System Configuration#

Several aspects of Label Sleuth can be configured through the system’s configuration file.

Configuration file#

The default configuration file is located at label_sleuth/config.json.

A custom configuration file can be applied by passing the --config_path parameter to the “start_label_sleuth” command. In that case the following command can be used to invoke Label Sleuth:

 python -m label_sleuth.start_label_sleuth --config_path <path_to_my_configuration_json>

Parameters#

The following parameters can be set in the configuration file:

Parameter

Description

first_model_positive_threshold

Number of elements that must be assigned a positive label for the category in order to trigger the training of a classification model.

See also: The training invocation documentation.

changed_element_threshold

Number of changes in user labels for the category – relative to the last trained model – that are required to trigger the training of a new model. A change can be a assigning a label (positive or negative) to an element, or changing an existing label. Note that first_model_positive_threshold must also be met for the training to be triggered.

See also: The training invocation documentation.

training_set_selection_strategy

Strategy to be used from TrainingSetSelectionStrategy. A TrainingSetSelectionStrategy determines which examples will be sent in practice to the classification models at training time - these will not necessarily be identical to the set of elements labeled by the user. For currently supported implementations see get_training_set_selector().

See also: The training set selection documentation.

model_policy

Policy to be used from ModelPolicies. A ModelPolicy determines which type of classification model(s) will be used, and when (e.g. always / only after a specific number of iterations / etc.).

See also: The model selection documentation.

active_learning_strategy

Strategy to be used from ActiveLearningStrategies. An ActiveLearner module implements the strategy for recommending the next elements to be labeled by the user, aiming to increase the efficiency of the annotation process. For currently supported implementations see get_active_learner().

See also: The active learning documentation.

precision_evaluation_size

Sample size to be used for estimating the precision of the current model. To be used in future versions of the system, which will provide built-in evaluation capabilities.
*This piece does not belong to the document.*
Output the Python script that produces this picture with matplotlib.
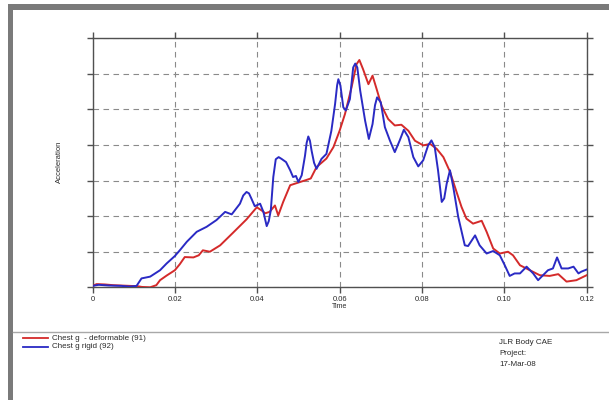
import matplotlib
matplotlib.use("Agg")
import matplotlib.pyplot as plt
from matplotlib.patches import Rectangle
from matplotlib.lines import Line2D

plt.rcParams['font.family'] = ['Liberation Sans', 'DejaVu Sans']

# Chest acceleration traces (time in s, acceleration in g)
t_deformable = [0.000, 0.001, 0.003, 0.005, 0.007, 0.009, 0.011, 0.012, 0.014, 0.0155,
                0.0164, 0.018, 0.020, 0.0212, 0.0224, 0.0245, 0.0258, 0.0268, 0.0285, 0.031,
                0.034, 0.0374, 0.0399, 0.0412, 0.0419, 0.043, 0.0443, 0.0451, 0.0463, 0.048,
                0.0496, 0.052, 0.053, 0.0544, 0.0568, 0.0585, 0.060, 0.0613, 0.0629, 0.0641,
                0.0648, 0.0657, 0.067, 0.068, 0.069, 0.0702, 0.0718, 0.0734, 0.075, 0.0767,
                0.0783, 0.0803, 0.082, 0.0836, 0.0852, 0.0868, 0.0884, 0.0896, 0.0908, 0.0924,
                0.0945, 0.0957, 0.0973, 0.0989, 0.1009, 0.1021, 0.1038, 0.1062, 0.1086, 0.111,
                0.1131, 0.1151, 0.1175, 0.120]
g_deformable = [0.4, 0.9, 0.8, 0.6, 0.5, 0.4, 0.3, 0.1, 0.0, 0.6,
                2.0, 3.3, 4.8, 6.5, 8.5, 8.4, 9.0, 10.4, 10.0, 11.8,
                15.2, 19.1, 22.5, 21.5, 20.8, 21.2, 23.0, 20.2, 24.0, 28.7,
                29.3, 30.2, 30.6, 33.8, 36.2, 39.4, 44.0, 48.7, 56.2, 62.7,
                63.9, 61.3, 57.1, 59.5, 55.7, 51.0, 47.3, 45.5, 45.7, 44.0,
                41.2, 39.9, 40.3, 38.9, 36.6, 32.5, 26.8, 22.6, 19.3, 17.9,
                18.7, 15.6, 10.9, 9.5, 10.0, 9.0, 6.2, 4.8, 3.4, 3.2,
                3.7, 1.6, 2.0, 3.4]

t_rigid = [0.000, 0.0015, 0.004, 0.007, 0.009, 0.0107, 0.0119, 0.014, 0.0164, 0.018,
           0.020, 0.0212, 0.0229, 0.0253, 0.0277, 0.0301, 0.0322, 0.0338, 0.0358, 0.0366,
           0.0374, 0.0380, 0.0386, 0.0394, 0.0407, 0.0415, 0.0423, 0.0428, 0.0433, 0.0439,
           0.0445, 0.0452, 0.0459, 0.047, 0.048, 0.0487, 0.0494, 0.050, 0.0508, 0.0516,
           0.0520, 0.0524, 0.0528, 0.0532, 0.0538, 0.0544, 0.0556, 0.0568, 0.058, 0.0589,
           0.0594, 0.0597, 0.0602, 0.0609, 0.0615, 0.0625, 0.0633, 0.0638, 0.0643, 0.065,
           0.0662, 0.0671, 0.068, 0.0686, 0.0691, 0.070, 0.071, 0.0722, 0.0734, 0.0746,
           0.0756, 0.0767, 0.0779, 0.0791, 0.0803, 0.0815, 0.0823, 0.0831, 0.0839, 0.0848,
           0.0854, 0.086, 0.0868, 0.0876, 0.0888, 0.0904, 0.0912, 0.0929, 0.094, 0.0957,
           0.0973, 0.0989, 0.1001, 0.1013, 0.1025, 0.1038, 0.1054, 0.107, 0.1082, 0.1094,
           0.1106, 0.1118, 0.1128, 0.1139, 0.1155, 0.1168, 0.118, 0.1187, 0.120]
g_rigid = [0.4, 0.7, 0.5, 0.4, 0.2, 0.4, 2.5, 3.0, 4.8, 6.7,
           8.8, 10.4, 12.8, 15.6, 17.0, 18.9, 21.2, 20.5, 23.5, 25.8,
           26.8, 26.4, 24.9, 22.8, 23.5, 21.2, 17.2, 18.6, 21.7, 31.0,
           36.0, 36.6, 36.1, 35.2, 32.9, 31.0, 31.3, 29.6, 31.5, 37.0,
           40.6, 42.4, 41.2, 38.4, 35.0, 33.3, 36.1, 37.5, 44.0, 51.5,
           56.8, 58.5, 56.7, 50.6, 49.7, 52.9, 61.8, 62.9, 61.8, 55.3,
           46.8, 41.7, 45.9, 51.2, 53.4, 52.0, 45.0, 41.3, 38.0, 41.3,
           44.3, 42.2, 36.6, 34.0, 35.7, 39.9, 41.3, 39.4, 32.9, 24.0,
           25.0, 29.1, 32.9, 28.2, 19.8, 11.8, 11.6, 14.6, 11.8, 9.5,
           10.2, 9.0, 6.2, 3.2, 3.9, 3.9, 5.8, 3.9, 2.0, 3.4,
           4.8, 5.3, 8.4, 5.3, 5.3, 5.8, 3.9, 4.4, 5.0]

x_ticks = [0.0, 0.02, 0.04, 0.06, 0.08, 0.10, 0.12]
x_tick_labels = ['0', '0.02', '0.04', '0.06', '0.08', '0.10', '0.12']
y_ticks = [0, 10, 20, 30, 40, 50, 60, 70]

legend_labels = ['Chest g  - deformable (91)', 'Chest g rigid (92)']
info_lines = ['JLR Body CAE', 'Project:', '17-Mar-08']

RED = '#d42a2a'
BLUE = '#2a2ac4'
SPINE = '#505050'
TEXT = '#2a2a2a'

W, H = 609, 403
fig = plt.figure(figsize=(W / 100, H / 100), dpi=100)
fig.patch.set_facecolor('white')


def fx(px):
    return px / W


def fy(py):
    return 1 - py / H


# page frame: grey band along the top and the left edge
fig.patches.append(Rectangle((fx(7.5), fy(9.5)), fx(609) - fx(7.5), fy(3.5) - fy(9.5),
                             transform=fig.transFigure, facecolor='#7a7a7a',
                             edgecolor='none', zorder=0))
fig.patches.append(Rectangle((fx(7.5), fy(400)), fx(12.5) - fx(7.5), fy(3.5) - fy(400),
                             transform=fig.transFigure, facecolor='#7a7a7a',
                             edgecolor='none', zorder=0))
# separator above the legend block
fig.lines.append(Line2D([fx(12.5), fx(609)], [fy(331.5), fy(331.5)],
                        transform=fig.transFigure, color='#a8a8a8', lw=1.0))

ax_l, ax_r, ax_t, ax_b = 92.5, 586.7, 38.3, 287.3
ax = fig.add_axes([fx(ax_l), fy(ax_b), fx(ax_r) - fx(ax_l), fy(ax_t) - fy(ax_b)])

ax.plot(t_deformable, g_deformable, color=RED, lw=1.4, zorder=3,
        solid_joinstyle='round')
ax.plot(t_rigid, g_rigid, color=BLUE, lw=1.4, zorder=4,
        solid_joinstyle='round')

ax.set_xlim(0, 0.12)
ax.set_ylim(0, 70)
ax.set_xticks(x_ticks)
ax.set_xticklabels(x_tick_labels)
ax.set_yticks(y_ticks)
ax.set_yticklabels([])

ax.grid(True, color='#8a8a8a', linestyle=(0, (5, 4)), lw=0.8)
ax.set_axisbelow(True)

for side in ('left', 'right', 'top', 'bottom'):
    ax.spines[side].set_color(SPINE)
    ax.spines[side].set_linewidth(1.0)

ax.tick_params(axis='both', which='major', direction='out', length=4.5, width=1.0,
               color=SPINE, top=True, right=True, labelsize=5.5, pad=2,
               labelcolor=TEXT)

ax.text(0.06, -0.077, 'Time', transform=ax.get_xaxis_transform(), ha='center',
        va='center', fontsize=5, color=TEXT)
fig.text(fx(59), fy(162), 'Acceleration', rotation=90, ha='center', va='center',
         fontsize=5.5, color=TEXT)

# legend block
for i, (lab, col) in enumerate(zip(legend_labels, [RED, BLUE])):
    yy = 338 + i * 8.5
    fig.lines.append(Line2D([fx(23), fx(48)], [fy(yy), fy(yy)],
                            transform=fig.transFigure, color=col, lw=1.3))
    fig.text(fx(52), fy(yy), lab, ha='left', va='center', fontsize=5.8, color=TEXT)

for i, line in enumerate(info_lines):
    fig.text(fx(499), fy(343 + i * 10.5), line, ha='left', va='center',
             fontsize=5.8, color=TEXT)

fig.savefig('out.png', dpi=100)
apply_labels_to_duplicate_texts

Specifies how to treat elements with identical texts. If true, assigning a label to an element will also assign the same label to other elements which share the exact same text; if false, the label will only be assigned to the specific element labeled by the user.

language

Specifies the chosen system-wide language. This determines some language-specific resources that will be used by models and helper functions (e.g., stop words). The list of supported languages can be found in Languages. We welcome contributions of additional languages.

login_required

Specifies whether or not using the system will require user authentication. If true, the configuration file must also include a users parameter

users

Only relevant if login_required is true. Specifies the pre-defined login information in the following format:

”users”:[
 {
   “username”: “<predefined_username1>”,
   “token”:”<randomly_generated_token1>”,
   “password”:”<predefined_user1_password>”
 }
]
* The list of usernames is static and currently all users have access to all the workspaces in the system.